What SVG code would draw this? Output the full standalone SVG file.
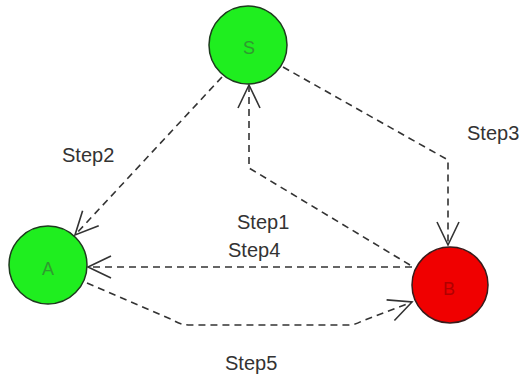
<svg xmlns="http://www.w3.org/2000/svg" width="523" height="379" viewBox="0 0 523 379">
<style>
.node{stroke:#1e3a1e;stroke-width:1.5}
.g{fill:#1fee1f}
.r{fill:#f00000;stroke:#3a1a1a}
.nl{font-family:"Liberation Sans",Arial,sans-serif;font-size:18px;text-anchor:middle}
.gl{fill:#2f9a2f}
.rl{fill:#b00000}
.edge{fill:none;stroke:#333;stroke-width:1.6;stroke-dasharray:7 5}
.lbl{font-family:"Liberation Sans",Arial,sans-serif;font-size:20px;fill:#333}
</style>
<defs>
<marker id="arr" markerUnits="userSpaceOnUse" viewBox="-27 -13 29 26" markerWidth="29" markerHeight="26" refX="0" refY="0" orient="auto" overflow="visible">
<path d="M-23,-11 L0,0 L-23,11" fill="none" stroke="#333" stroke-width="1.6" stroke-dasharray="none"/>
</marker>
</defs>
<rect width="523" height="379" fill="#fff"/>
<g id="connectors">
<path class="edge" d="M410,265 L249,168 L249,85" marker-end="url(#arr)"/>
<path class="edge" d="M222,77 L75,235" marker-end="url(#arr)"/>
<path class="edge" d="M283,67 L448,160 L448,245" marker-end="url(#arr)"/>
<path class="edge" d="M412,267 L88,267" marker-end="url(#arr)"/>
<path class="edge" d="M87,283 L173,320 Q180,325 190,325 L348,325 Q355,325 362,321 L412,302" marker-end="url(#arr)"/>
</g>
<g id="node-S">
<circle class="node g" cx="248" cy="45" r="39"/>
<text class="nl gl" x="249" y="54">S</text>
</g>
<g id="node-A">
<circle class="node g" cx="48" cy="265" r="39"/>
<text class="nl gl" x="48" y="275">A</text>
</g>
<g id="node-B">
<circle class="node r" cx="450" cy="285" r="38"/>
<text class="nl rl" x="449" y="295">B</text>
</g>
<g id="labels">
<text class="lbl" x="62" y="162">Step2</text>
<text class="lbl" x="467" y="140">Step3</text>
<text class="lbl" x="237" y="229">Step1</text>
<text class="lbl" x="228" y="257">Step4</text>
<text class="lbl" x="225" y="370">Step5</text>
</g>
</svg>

........

**What is expected**
Make an exact reproduction of the listing above, without any pictures.

**Final result**
What SVG code would draw this? Output the full standalone SVG file.
<svg xmlns="http://www.w3.org/2000/svg" width="523" height="379" viewBox="0 0 523 379">
<style>
.node{stroke:#1e3a1e;stroke-width:1.5}
.g{fill:#1fee1f}
.r{fill:#f00000;stroke:#3a1a1a}
.nl{font-family:"Liberation Sans",Arial,sans-serif;font-size:18px;text-anchor:middle}
.gl{fill:#2f9a2f}
.rl{fill:#b00000}
.edge{fill:none;stroke:#333;stroke-width:1.6;stroke-dasharray:7 5}
.lbl{font-family:"Liberation Sans",Arial,sans-serif;font-size:20px;fill:#333}
</style>
<defs>
<marker id="arr" markerUnits="userSpaceOnUse" viewBox="-27 -13 29 26" markerWidth="29" markerHeight="26" refX="0" refY="0" orient="auto" overflow="visible">
<path d="M-23,-11 L0,0 L-23,11" fill="none" stroke="#333" stroke-width="1.6" stroke-dasharray="none"/>
</marker>
</defs>
<rect width="523" height="379" fill="#fff"/>
<g id="connectors">
<path class="edge" d="M410,265 L249,168 L249,85" marker-end="url(#arr)"/>
<path class="edge" d="M222,77 L75,235" marker-end="url(#arr)"/>
<path class="edge" d="M283,67 L448,160 L448,245" marker-end="url(#arr)"/>
<path class="edge" d="M412,267 L88,267" marker-end="url(#arr)"/>
<path class="edge" d="M87,283 L173,320 Q180,325 190,325 L348,325 Q355,325 362,321 L412,302" marker-end="url(#arr)"/>
</g>
<g id="node-S">
<circle class="node g" cx="248" cy="45" r="39"/>
<text class="nl gl" x="249" y="54">S</text>
</g>
<g id="node-A">
<circle class="node g" cx="48" cy="265" r="39"/>
<text class="nl gl" x="48" y="275">A</text>
</g>
<g id="node-B">
<circle class="node r" cx="450" cy="285" r="38"/>
<text class="nl rl" x="449" y="295">B</text>
</g>
<g id="labels">
<text class="lbl" x="62" y="162">Step2</text>
<text class="lbl" x="467" y="140">Step3</text>
<text class="lbl" x="237" y="229">Step1</text>
<text class="lbl" x="228" y="257">Step4</text>
<text class="lbl" x="225" y="370">Step5</text>
</g>
</svg>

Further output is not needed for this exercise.